The Internet serves as a perfect case study of how industrial and societal regulation can play out in the same medium.
Industrial regulation, essentially meaning to treat the media as a commodity or good, is seen in various domestic and international regulations that have already been set into place. Such an area is copyright or other issues of intellectual property, where ideas, art, products, etc are given exclusive ownership by their creator or patent holder. There are regulations in place that if anyone attempted to replicate or use another's copyrighted material it is punishable by law and the creator is owed damages. Examples of how this can be seen on the Internet are music, movies, photos, scripts or other products that are available for others to view but not utilize as their own.
However, this type of industrial regulation does have its fair share of circumvention. Many use various Internet tools to illegally copy these materials for their own use, and without a highly sophisticated method of immediately tracking down perpetrators, the laws surrounding the piracy of these materials online can be weak.
Not only are government bodies and private industries attempting to alter the seemingly "wild west" characteristics of the Internet, but the general citizenry do so as well.
Think of the many online social platforms we have available to us (Twitter, Facebook, Flickr, YouTube etc). Nearly all of these platforms have a built in social regulator - the ability to flag any content that is deemed inappropriate or unsuitable. Oftentimes we are the ones to catch and blow the whistle on those who are posting unsavory items online when the social platforms themselves would not have the capability to do so as efficiently.

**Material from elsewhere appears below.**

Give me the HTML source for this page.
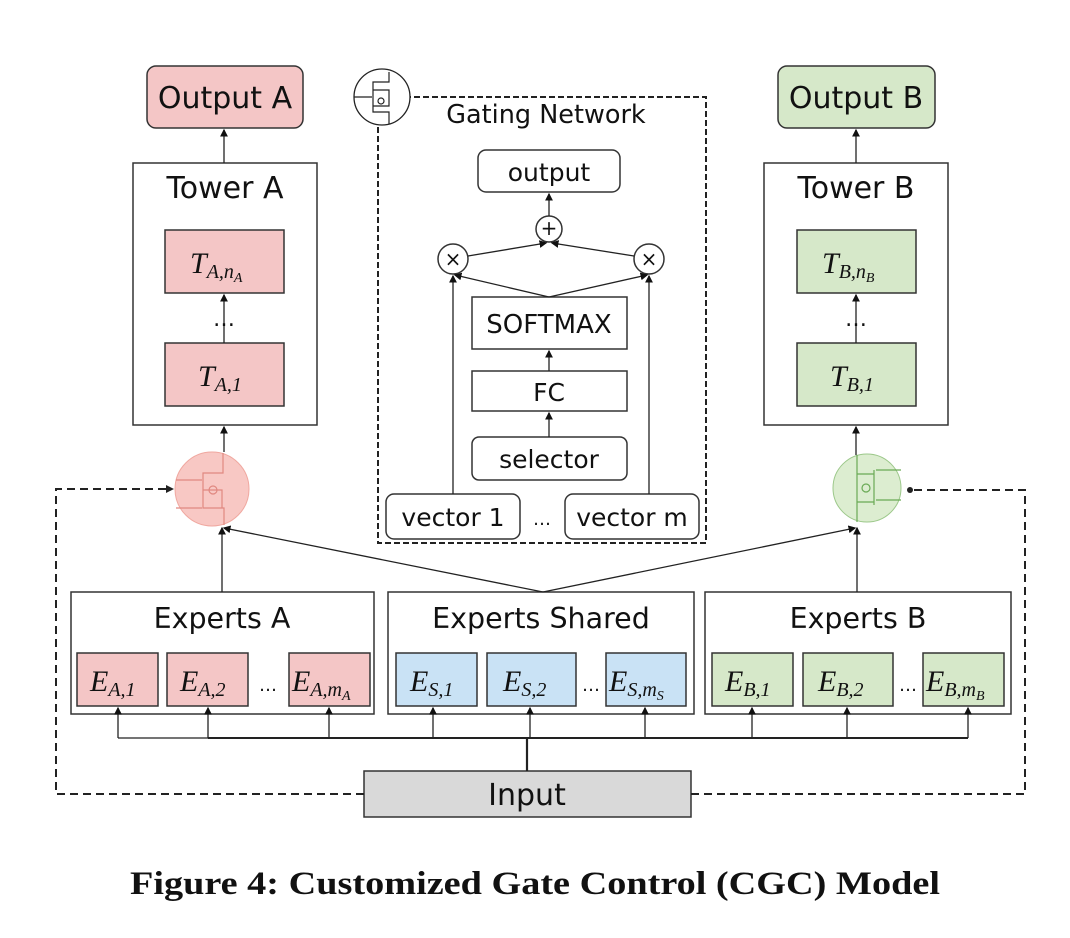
<!DOCTYPE html>
<html><head><meta charset="utf-8"><style>
html,body{margin:0;padding:0;background:#fff;}
svg{display:block;}
text{font-family:"DejaVu Sans","Liberation Sans",sans-serif;fill:#111;}
.m{font-family:"Liberation Serif",serif;font-style:italic;}
</style></head><body>
<svg width="1070" height="938" viewBox="0 0 1070 938" xmlns="http://www.w3.org/2000/svg">
<defs>
<marker id="a" markerWidth="6" markerHeight="6" refX="5" refY="3" orient="auto"><path d="M0,0 L6,3 L0,6 z" fill="#111"/></marker>
</defs>
<rect width="1070" height="938" fill="#fff"/>
<g stroke="#333" stroke-width="1.5" fill="none">
<rect x="147" y="66" width="156" height="62" rx="9" fill="#f4c6c6"/>
<rect x="778" y="66" width="157" height="62" rx="9" fill="#d6e8c9"/>
<rect x="133" y="163" width="184" height="262" fill="#fff"/>
<rect x="764" y="163" width="184" height="262" fill="#fff"/>
<rect x="165" y="230" width="119" height="63" fill="#f4c6c6"/>
<rect x="165" y="343" width="119" height="63" fill="#f4c6c6"/>
<rect x="797" y="230" width="119" height="63" fill="#d6e8c9"/>
<rect x="797" y="343" width="119" height="63" fill="#d6e8c9"/>
<rect x="71" y="592" width="303" height="122" fill="#fff"/>
<rect x="388" y="592" width="306" height="122" fill="#fff"/>
<rect x="705" y="592" width="306" height="122" fill="#fff"/>
<rect x="77" y="653" width="81" height="53" fill="#f4c6c6"/>
<rect x="167" y="653" width="81" height="53" fill="#f4c6c6"/>
<rect x="289" y="653" width="81" height="53" fill="#f4c6c6"/>
<rect x="396" y="653" width="81" height="53" fill="#c9e2f5"/>
<rect x="487" y="653" width="89" height="53" fill="#c9e2f5"/>
<rect x="606" y="653" width="80" height="53" fill="#c9e2f5"/>
<rect x="712" y="653" width="81" height="53" fill="#d6e8c9"/>
<rect x="803" y="653" width="90" height="53" fill="#d6e8c9"/>
<rect x="923" y="653" width="81" height="53" fill="#d6e8c9"/>
<rect x="364" y="771" width="327" height="46" fill="#d9d9d9"/>
<rect x="378" y="97" width="328" height="446" stroke="#222" stroke-width="2" stroke-dasharray="6,3"/>
<rect x="478" y="150" width="142" height="42" rx="8" fill="#fff"/>
<rect x="472" y="297" width="155" height="52" fill="#fff"/>
<rect x="472" y="371" width="155" height="40" fill="#fff"/>
<rect x="472" y="437" width="155" height="43" rx="7" fill="#fff"/>
<rect x="386" y="494" width="134" height="45" rx="8" fill="#fff"/>
<rect x="565" y="494" width="134" height="45" rx="8" fill="#fff"/>
<circle cx="549" cy="229" r="13" fill="#fff"/>
<circle cx="453" cy="259" r="15" fill="#fff"/>
<circle cx="649" cy="259" r="15" fill="#fff"/>
</g>
<g stroke="#222" stroke-width="1.3" fill="none" marker-end="url(#a)">
<line x1="224" y1="163" x2="224" y2="130"/>
<line x1="856" y1="163" x2="856" y2="130"/>
<line x1="224" y1="343" x2="224" y2="295"/>
<line x1="856" y1="343" x2="856" y2="295"/>
<line x1="224" y1="452" x2="224" y2="427"/>
<line x1="856" y1="455" x2="856" y2="427"/>
<line x1="222" y1="592" x2="222" y2="528"/>
<line x1="857" y1="592" x2="857" y2="528"/>
<line x1="543" y1="592" x2="224" y2="528"/>
<line x1="543" y1="592" x2="855" y2="528"/>
<line x1="549" y1="216" x2="549" y2="194"/>
<line x1="468" y1="256" x2="546" y2="243"/>
<line x1="634" y1="256" x2="552" y2="243"/>
<line x1="549" y1="297" x2="455" y2="275"/>
<line x1="549" y1="297" x2="647" y2="275"/>
<line x1="453" y1="494" x2="453" y2="276"/>
<line x1="649" y1="494" x2="649" y2="276"/>
<line x1="549" y1="371" x2="549" y2="351"/>
<line x1="549" y1="437" x2="549" y2="413"/>
</g>
<g stroke="#222" stroke-width="1.3" fill="none">
<line x1="527" y1="771" x2="527" y2="738" stroke-width="2.2"/>
<line x1="118" y1="738" x2="968" y2="738"/>
<line x1="208" y1="738" x2="968" y2="738" stroke-width="2"/>
</g>
<g stroke="#222" stroke-width="1.3" marker-end="url(#a)">
<line x1="118" y1="738" x2="118" y2="708"/>
<line x1="208" y1="738" x2="208" y2="708"/>
<line x1="329" y1="738" x2="329" y2="708"/>
<line x1="433" y1="738" x2="433" y2="708"/>
<line x1="530" y1="738" x2="530" y2="708"/>
<line x1="645" y1="738" x2="645" y2="708"/>
<line x1="752" y1="738" x2="752" y2="708"/>
<line x1="847" y1="738" x2="847" y2="708"/>
<line x1="968" y1="738" x2="968" y2="708"/>
</g>
<g stroke="#222" stroke-width="2" fill="none" stroke-dasharray="8,5">
<polyline points="364,794 56,794 56,489 170,489"/>
<polyline points="691,794 1025,794 1025,490 912,490"/>
</g>
<path d="M166,485 L174,489 L166,493z" fill="#222"/>
<circle cx="910" cy="490" r="3" fill="#222"/>
<circle cx="212" cy="489" r="37" fill="#f8c8c4" stroke="#f0a8a0" stroke-width="1"/>
<g stroke="#e08880" stroke-width="1.2" fill="none">
<path d="M223,453 L223,473 L203,473 L203,508 L224,508 L224,525"/>
<path d="M176,480 L202,480 M176,508 L202,508 M203,490 L222,490 L222,508"/>
<circle cx="213" cy="490" r="4"/>
</g>
<circle cx="867" cy="488" r="34" fill="#dcedd0" stroke="#9cc88a" stroke-width="1"/>
<g stroke="#6aaa55" stroke-width="1.2" fill="none">
<path d="M857,455 L857,474 L874,474 M857,474 L857,502 M874,470 L874,505 M876,470 L901,470 M876,500 L901,500 M857,502 L874,502 M857,502 L857,522"/>
<circle cx="866" cy="488" r="4"/>
</g>
<circle cx="382" cy="97" r="28" fill="#fff" stroke="#222" stroke-width="1.3"/>
<g stroke="#222" stroke-width="1.2" fill="none">
<path d="M389,72 L389,82 L373,82 L373,112 L389,112 L389,124 M354,97 L372,97 M373,90 L389,90 L389,106 L373,106"/>
<circle cx="381" cy="101" r="3"/>
</g>
<g text-anchor="middle">
<text x="225" y="108" font-size="30">Output A</text>
<text x="856" y="108" font-size="30">Output B</text>
<text x="225" y="198" font-size="30">Tower A</text>
<text x="856" y="198" font-size="30">Tower B</text>
<text x="224" y="326" font-size="22">…</text>
<text x="856" y="326" font-size="22">…</text>
<text x="546" y="123" font-size="25.5">Gating Network</text>
<text x="549" y="181" font-size="25">output</text>
<text x="549" y="235" font-size="20">+</text>
<text x="453" y="266" font-size="20">×</text>
<text x="649" y="266" font-size="20">×</text>
<text x="549" y="333" font-size="26">SOFTMAX</text>
<text x="549" y="401" font-size="25">FC</text>
<text x="549" y="468" font-size="25">selector</text>
<text x="453" y="526" font-size="25">vector 1</text>
<text x="632" y="526" font-size="25">vector m</text>
<text x="542" y="525" font-size="18">…</text>
<text x="222" y="628" font-size="28.5">Experts A</text>
<text x="541" y="628" font-size="28.5">Experts Shared</text>
<text x="858" y="628" font-size="28.5">Experts B</text>
<text x="268" y="691" font-size="18">…</text>
<text x="591" y="691" font-size="18">…</text>
<text x="908" y="691" font-size="18">…</text>
<text x="527" y="805" font-size="30">Input</text>
</g>
<text x="130" y="894" font-size="33" font-weight="bold" textLength="810" lengthAdjust="spacingAndGlyphs" style="font-family:'Liberation Serif',serif">Figure 4: Customized Gate Control (CGC) Model</text>
<g class="m" font-size="30">
<text x="190" y="273" class="m">T<tspan font-size="20" dy="5">A,n</tspan><tspan font-size="14" dy="4">A</tspan></text>
<text x="198" y="386" class="m">T<tspan font-size="20" dy="5">A,1</tspan></text>
<text x="822" y="273" class="m">T<tspan font-size="20" dy="5">B,n</tspan><tspan font-size="14" dy="4">B</tspan></text>
<text x="830" y="386" class="m">T<tspan font-size="20" dy="5">B,1</tspan></text>
<text x="90" y="691" class="m">E<tspan font-size="20" dy="5">A,1</tspan></text>
<text x="180" y="691" class="m">E<tspan font-size="20" dy="5">A,2</tspan></text>
<text x="292" y="691" class="m">E<tspan font-size="20" dy="5">A,m</tspan><tspan font-size="14" dy="4">A</tspan></text>
<text x="410" y="691" class="m">E<tspan font-size="20" dy="5">S,1</tspan></text>
<text x="503" y="691" class="m">E<tspan font-size="20" dy="5">S,2</tspan></text>
<text x="609" y="691" class="m">E<tspan font-size="20" dy="5">S,m</tspan><tspan font-size="14" dy="4">S</tspan></text>
<text x="725" y="691" class="m">E<tspan font-size="20" dy="5">B,1</tspan></text>
<text x="818" y="691" class="m">E<tspan font-size="20" dy="5">B,2</tspan></text>
<text x="926" y="691" class="m">E<tspan font-size="20" dy="5">B,m</tspan><tspan font-size="14" dy="4">B</tspan></text>
</g>
</svg>
</body></html>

This doesn't have to be limited to social networks either. Any article or forum that has interactive elements and allows commentary can be subject to socially unacceptable statements, which, in many cases, will face a wave of moral backlash from other users.
I personally am fond of a post by Natania Barron for Wired Magazine in which she details the outright vulnerability of having an online persona and the possibility for social regulation.
Barron writes, "Both my husband and I have run into conflict in the last few months as more and more people we know join Facebook. I’ve been scolded for being snarky; my husband has been called out for being too political. And it occurred to me: our audience has changed drastically. We can no longer pick and choose—our audiences are now related to us, people in our daily interactions. That puts a whole new spin on social networking: obligation. It’s societal regulation all over again!"
In this sense, we are protecting our normative social atmosphere, enforcing what our society has collectively determined as appropriate and inappropriate. The social platforms have instituted flagging as a way to make it extremely easy for us to use social regulation online, but this 'flagging' would continue in some fashion even if an official system didn't exist.
With both industrial and societal regulation taking place in regard to the Internet at the same time, it is critically changing how we perceive it as an information communication technology. With more stakeholders entering into the discussion on how to regulate the Internet, especially across international borders, it is getting to be a hot button issue for nation-states all over the world. The only way to regulate, it would seem, would be to consult international bodies and groups, but at the same time nation-states want their individual authority. It is a tender situation, and I don't believe a clear answer will come in the near future.